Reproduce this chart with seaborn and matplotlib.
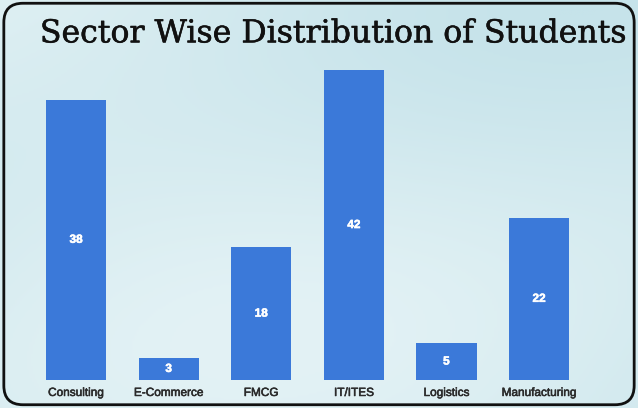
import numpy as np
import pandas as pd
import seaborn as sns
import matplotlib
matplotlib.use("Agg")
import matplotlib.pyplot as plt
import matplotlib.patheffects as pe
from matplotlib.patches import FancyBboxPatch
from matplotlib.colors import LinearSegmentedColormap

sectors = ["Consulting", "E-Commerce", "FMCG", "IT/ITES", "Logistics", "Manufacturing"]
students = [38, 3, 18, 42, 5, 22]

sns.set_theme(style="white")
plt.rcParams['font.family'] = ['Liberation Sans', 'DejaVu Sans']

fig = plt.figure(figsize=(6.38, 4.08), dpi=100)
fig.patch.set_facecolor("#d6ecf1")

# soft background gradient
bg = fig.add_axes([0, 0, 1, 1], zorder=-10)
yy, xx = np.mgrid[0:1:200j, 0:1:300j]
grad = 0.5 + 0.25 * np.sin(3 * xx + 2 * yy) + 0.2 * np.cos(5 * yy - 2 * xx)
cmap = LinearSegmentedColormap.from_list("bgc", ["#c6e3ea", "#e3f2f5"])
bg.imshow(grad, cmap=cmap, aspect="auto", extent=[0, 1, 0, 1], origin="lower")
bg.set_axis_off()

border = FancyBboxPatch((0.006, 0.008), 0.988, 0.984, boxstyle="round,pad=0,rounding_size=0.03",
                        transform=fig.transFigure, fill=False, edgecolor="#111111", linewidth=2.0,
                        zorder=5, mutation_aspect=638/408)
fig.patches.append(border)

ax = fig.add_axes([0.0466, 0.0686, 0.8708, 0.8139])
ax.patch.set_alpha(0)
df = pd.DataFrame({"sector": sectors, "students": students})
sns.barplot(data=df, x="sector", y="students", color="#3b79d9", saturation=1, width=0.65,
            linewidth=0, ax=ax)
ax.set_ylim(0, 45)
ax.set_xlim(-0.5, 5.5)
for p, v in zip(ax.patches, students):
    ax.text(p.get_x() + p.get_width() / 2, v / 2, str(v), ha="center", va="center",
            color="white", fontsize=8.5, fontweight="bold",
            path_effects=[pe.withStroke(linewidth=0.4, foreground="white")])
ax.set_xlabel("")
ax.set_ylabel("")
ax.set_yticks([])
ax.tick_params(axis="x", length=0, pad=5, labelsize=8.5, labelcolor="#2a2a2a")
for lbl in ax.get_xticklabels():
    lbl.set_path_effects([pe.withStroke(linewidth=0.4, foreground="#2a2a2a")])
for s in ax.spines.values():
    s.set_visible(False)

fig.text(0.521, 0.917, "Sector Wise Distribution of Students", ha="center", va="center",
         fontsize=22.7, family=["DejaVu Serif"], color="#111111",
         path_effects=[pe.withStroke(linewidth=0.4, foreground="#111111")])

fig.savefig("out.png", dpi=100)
++++
Your task is to reproduce all of the material exactly. The pictures stay out.

**Output of the task**
Reproduce this chart with seaborn and matplotlib.
import numpy as np
import pandas as pd
import seaborn as sns
import matplotlib
matplotlib.use("Agg")
import matplotlib.pyplot as plt
import matplotlib.patheffects as pe
from matplotlib.patches import FancyBboxPatch
from matplotlib.colors import LinearSegmentedColormap

sectors = ["Consulting", "E-Commerce", "FMCG", "IT/ITES", "Logistics", "Manufacturing"]
students = [38, 3, 18, 42, 5, 22]

sns.set_theme(style="white")
plt.rcParams['font.family'] = ['Liberation Sans', 'DejaVu Sans']

fig = plt.figure(figsize=(6.38, 4.08), dpi=100)
fig.patch.set_facecolor("#d6ecf1")

# soft background gradient
bg = fig.add_axes([0, 0, 1, 1], zorder=-10)
yy, xx = np.mgrid[0:1:200j, 0:1:300j]
grad = 0.5 + 0.25 * np.sin(3 * xx + 2 * yy) + 0.2 * np.cos(5 * yy - 2 * xx)
cmap = LinearSegmentedColormap.from_list("bgc", ["#c6e3ea", "#e3f2f5"])
bg.imshow(grad, cmap=cmap, aspect="auto", extent=[0, 1, 0, 1], origin="lower")
bg.set_axis_off()

border = FancyBboxPatch((0.006, 0.008), 0.988, 0.984, boxstyle="round,pad=0,rounding_size=0.03",
                        transform=fig.transFigure, fill=False, edgecolor="#111111", linewidth=2.0,
                        zorder=5, mutation_aspect=638/408)
fig.patches.append(border)

ax = fig.add_axes([0.0466, 0.0686, 0.8708, 0.8139])
ax.patch.set_alpha(0)
df = pd.DataFrame({"sector": sectors, "students": students})
sns.barplot(data=df, x="sector", y="students", color="#3b79d9", saturation=1, width=0.65,
            linewidth=0, ax=ax)
ax.set_ylim(0, 45)
ax.set_xlim(-0.5, 5.5)
for p, v in zip(ax.patches, students):
    ax.text(p.get_x() + p.get_width() / 2, v / 2, str(v), ha="center", va="center",
            color="white", fontsize=8.5, fontweight="bold",
            path_effects=[pe.withStroke(linewidth=0.4, foreground="white")])
ax.set_xlabel("")
ax.set_ylabel("")
ax.set_yticks([])
ax.tick_params(axis="x", length=0, pad=5, labelsize=8.5, labelcolor="#2a2a2a")
for lbl in ax.get_xticklabels():
    lbl.set_path_effects([pe.withStroke(linewidth=0.4, foreground="#2a2a2a")])
for s in ax.spines.values():
    s.set_visible(False)

fig.text(0.521, 0.917, "Sector Wise Distribution of Students", ha="center", va="center",
         fontsize=22.7, family=["DejaVu Serif"], color="#111111",
         path_effects=[pe.withStroke(linewidth=0.4, foreground="#111111")])

fig.savefig("out.png", dpi=100)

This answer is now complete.